Blaser’s own research has pinpointed the gut bacteria of U.S. children, finding that a specific species of bacteria thought to reduce the risk of asthma was very low. The decline of this bacteria in the West, as opposed to its appearance in the vast majority of the developing world, could have medical consequences. Blaser suspects that asthma is one of the primary illnesses affected by the changing microbiome; rates have escalated in the U.S. for the past three decades, growing over 28 percent between 2001 and 2011.

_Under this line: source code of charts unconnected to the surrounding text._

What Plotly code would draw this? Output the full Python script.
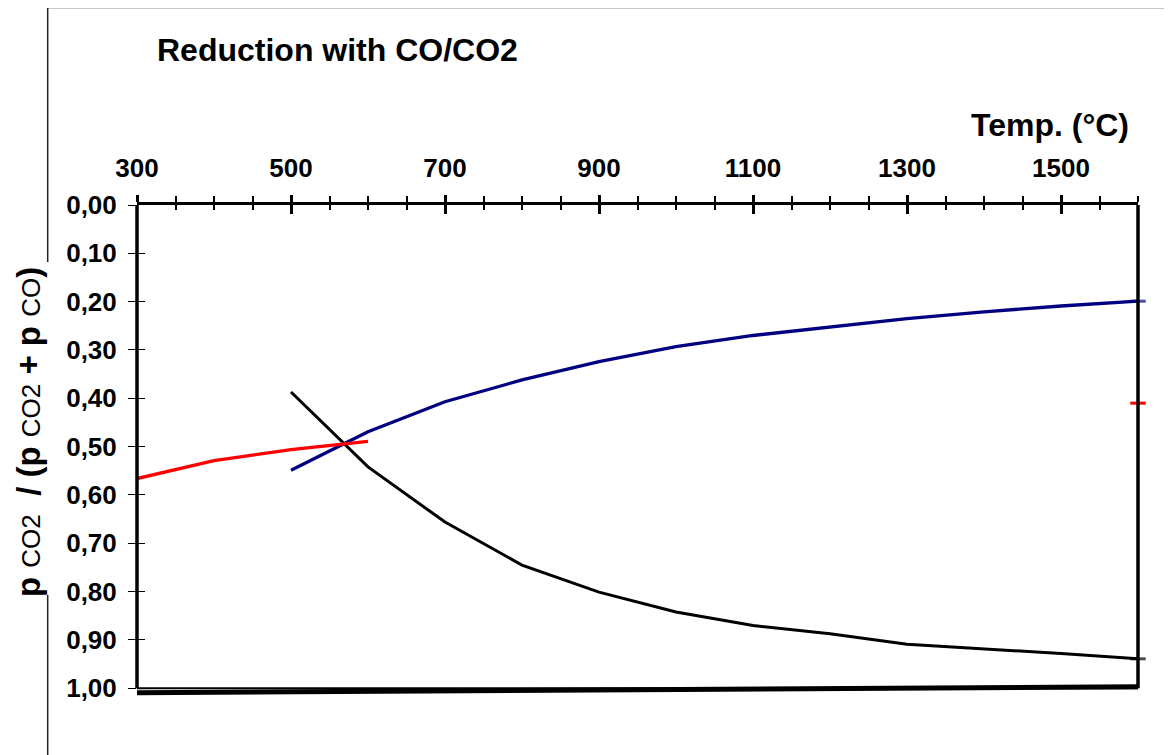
import plotly.graph_objects as go

# ---- data ----
temp_fe3o4_feo = [500, 600, 700, 800, 900, 1000, 1100, 1200, 1300, 1400, 1500, 1600]
ratio_black = [0.387, 0.542, 0.656, 0.745, 0.801, 0.842, 0.870, 0.887, 0.909, 0.918, 0.928, 0.939]
ratio_blue = [0.549, 0.469, 0.407, 0.362, 0.324, 0.293, 0.270, 0.252, 0.235, 0.221, 0.209, 0.199]

temp_red = [300, 400, 500, 600]
ratio_red = [0.566, 0.529, 0.506, 0.489]

temp_red_point = [1600]
ratio_red_point = [0.410]

temp_bottom = [300, 800, 1600]
ratio_bottom = [1.009, 1.004, 0.997]

x_tick_vals = [300, 500, 700, 900, 1100, 1300, 1500]
x_tick_text = ["300", "500", "700", "900", "1100", "1300", "1500"]
y_tick_vals = [0.0, 0.1, 0.2, 0.3, 0.4, 0.5, 0.6, 0.7, 0.8, 0.9, 1.0]
y_tick_text = ["0,00", "0,10", "0,20", "0,30", "0,40", "0,50", "0,60", "0,70", "0,80", "0,90", "1,00"]

FONT = "Arial, 'Liberation Sans', sans-serif"
X_RANGE = [300, 1600]
Y_RANGE = [1.018, 0]

# the page body adds an 8px offset, so the figure is 8px smaller than the window
OFF = 8
W, H = 1172 - OFF, 755 - OFF
ML, MT, MR = 137 - OFF, 205 - OFF, 34
PW = W - ML - MR
PH = 492
MB = H - MT - PH

fig = go.Figure()

def end_marker(n, color):
    sizes = [0] * (n - 1) + [11]
    return dict(symbol="line-ew", size=sizes, line=dict(color=color, width=3), color=color)

fig.add_trace(go.Scatter(x=temp_bottom, y=ratio_bottom, mode="lines",
                         line=dict(color="black", width=5), showlegend=False, hoverinfo="skip"))
fig.add_trace(go.Scatter(x=temp_fe3o4_feo, y=ratio_black, mode="lines+markers",
                         line=dict(color="black", width=3), marker=end_marker(len(temp_fe3o4_feo), "black"),
                         showlegend=False, cliponaxis=False))
fig.add_trace(go.Scatter(x=temp_fe3o4_feo, y=ratio_blue, mode="lines+markers",
                         line=dict(color="#000080", width=3.3), marker=end_marker(len(temp_fe3o4_feo), "#000080"),
                         showlegend=False, cliponaxis=False))
fig.add_trace(go.Scatter(x=temp_red, y=ratio_red, mode="lines",
                         line=dict(color="#FF0000", width=3.3), showlegend=False))
fig.add_trace(go.Scatter(x=temp_red_point, y=ratio_red_point, mode="markers",
                         marker=dict(symbol="line-ew", size=11, line=dict(color="#FF0000", width=3)),
                         showlegend=False, cliponaxis=False))
# helper trace for overlay axes (inside half of crossing ticks)
fig.add_trace(go.Scatter(x=[None], y=[None], xaxis="x2", yaxis="y2", showlegend=False, hoverinfo="skip"))

tickfont = dict(family=FONT, size=26, color="black", weight="bold")

fig.update_layout(
    width=W, height=H,
    margin=dict(l=ML, r=MR, t=MT, b=MB),
    paper_bgcolor="white", plot_bgcolor="white",
    showlegend=False,
    xaxis=dict(range=X_RANGE, side="top", tickmode="array", tickvals=x_tick_vals, ticktext=x_tick_text,
               ticks="outside", ticklen=7, tickwidth=3, tickcolor="black",
               showline=True, linewidth=3, linecolor="black", showgrid=False, zeroline=False,
               minor=dict(ticks="outside", ticklen=6, tickwidth=2, tickcolor="black", dtick=50, tick0=300, showgrid=False),
               tickfont=tickfont, ticklabelstandoff=8),
    xaxis2=dict(range=X_RANGE, overlaying="x", side="top", anchor="y2", tickmode="array", tickvals=x_tick_vals,
                ticks="inside", ticklen=9, tickwidth=3, tickcolor="black", showticklabels=False,
                showline=False, showgrid=False, zeroline=False,
                minor=dict(ticks="inside", ticklen=5, tickwidth=2, tickcolor="black", dtick=50, tick0=300, showgrid=False)),
    yaxis=dict(range=Y_RANGE, tickmode="array", tickvals=y_tick_vals, ticktext=y_tick_text,
               ticks="outside", ticklen=8, tickwidth=1, tickcolor="black",
               showline=False, showgrid=False, zeroline=False, tickfont=tickfont, ticklabelstandoff=6),
    yaxis2=dict(range=Y_RANGE, overlaying="y", side="left", anchor="x2", tickmode="array", tickvals=y_tick_vals,
                ticks="inside", ticklen=8, tickwidth=1, tickcolor="black", showticklabels=False,
                showline=False, showgrid=False, zeroline=False),
)

shapes = []
# plot box (axis lines) – in axis coordinates
shapes.append(dict(type="line", xref="x domain", yref="y", x0=0, x1=0, y0=0, y1=1,
                   line=dict(color="black", width=3.5)))
shapes.append(dict(type="line", xref="x domain", yref="y", x0=1, x1=1, y0=0, y1=1,
                   line=dict(color="black", width=3.5)))
shapes.append(dict(type="line", xref="x domain", yref="y", x0=0, x1=1, y0=1, y1=1,
                   line=dict(color="black", width=2)))

# outer chart frame (paper coords, from window pixel positions)
def px_x(px):
    return (px - OFF - ML) / float(PW)
def px_y(py):
    return 1 - (py - OFF - MT) / float(PH)
fx = px_x(47.7)
shapes.append(dict(type="line", xref="paper", yref="paper", x0=fx, x1=px_x(1180), y0=px_y(7.5), y1=px_y(7.5),
                   line=dict(color="#222", width=1.5)))
shapes.append(dict(type="line", xref="paper", yref="paper", x0=fx, x1=fx, y0=px_y(7.5), y1=px_y(262),
                   line=dict(color="#222", width=1.5)))
shapes.append(dict(type="line", xref="paper", yref="paper", x0=fx, x1=fx, y0=px_y(595), y1=px_y(770),
                   line=dict(color="#222", width=1.5)))
fig.update_layout(shapes=shapes)

sub = "<span style='font-size:26px;font-weight:normal'>%s</span>"
ytitle = ("p " + sub % "CO2" + "&nbsp;&nbsp;/ (p " + sub % "CO2" + " + p " + sub % "CO" + ")")

fig.update_layout(annotations=[
    dict(text="Reduction with CO/CO2", xref="paper", yref="paper", x=px_x(155), y=px_y(50),
         xanchor="left", yanchor="middle", showarrow=False,
         font=dict(family=FONT, size=32, color="black", weight="bold")),
    dict(text="Temp. (°C)", xref="paper", yref="paper", x=px_x(1131), y=px_y(125),
         xanchor="right", yanchor="middle", showarrow=False,
         font=dict(family=FONT, size=32, color="black", weight="bold")),
    dict(text=ytitle, xref="paper", yref="paper", x=px_x(28), y=px_y(432), textangle=-90,
         xanchor="center", yanchor="middle", showarrow=False, borderpad=0,
         font=dict(family=FONT, size=33, color="black", weight="bold")),
])

fig.write_html("out.html")
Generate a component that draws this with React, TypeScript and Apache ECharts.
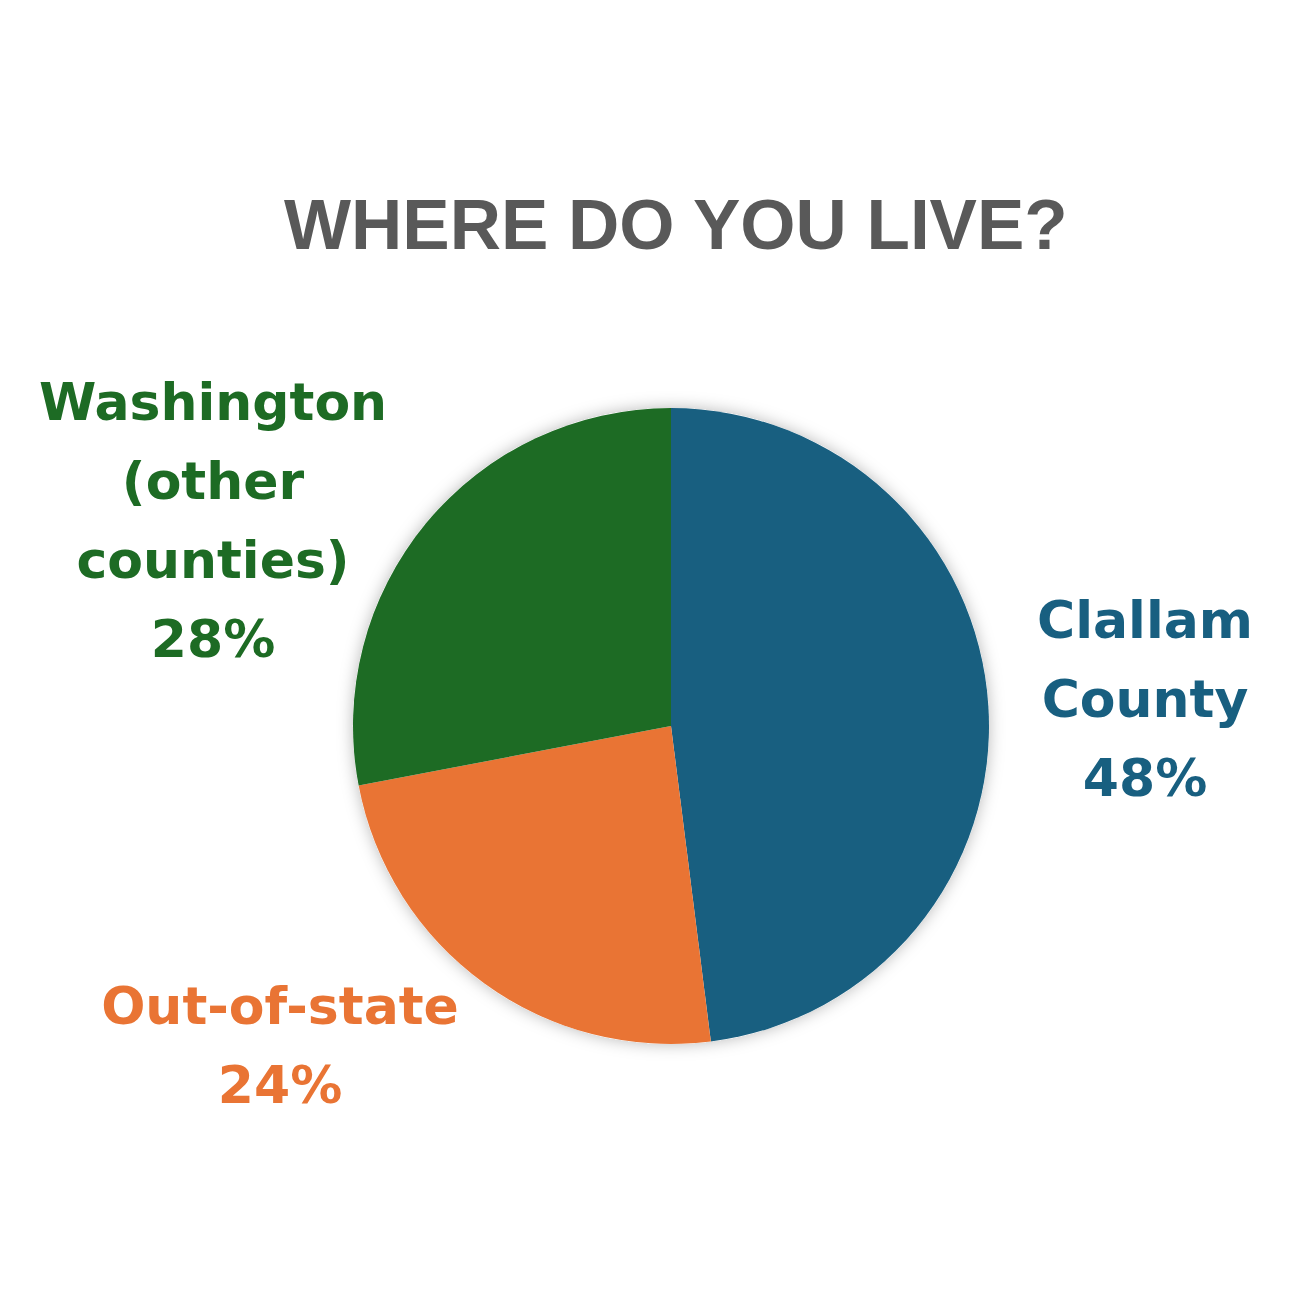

Dozens of researchers are looking into a range of potential strategies to use bacteria as medicine for immune disorders. Scher believes that eventually, it will be possible to treat arthritis, and other immune disorders, by adjusting the microbiome. At the Mayo Clinic, Taneja has found that a species of bacteria can prevent or halt the mouse versions of both rheumatoid arthritis, and multiple sclerosis—an autoimmune disease of the brain and nerves. Harvard University microbiologist Dennis Kasper, who discovered a targeted compound in the gut that protects mice from certain autoimmune diseases, including MS, is optimistic: “In 10 or 15 years, I think the microbiome will be a key therapeutic option for some of these diseases. There will be challenges, but I don’t see why it can’t happen. This isn’t science fiction.”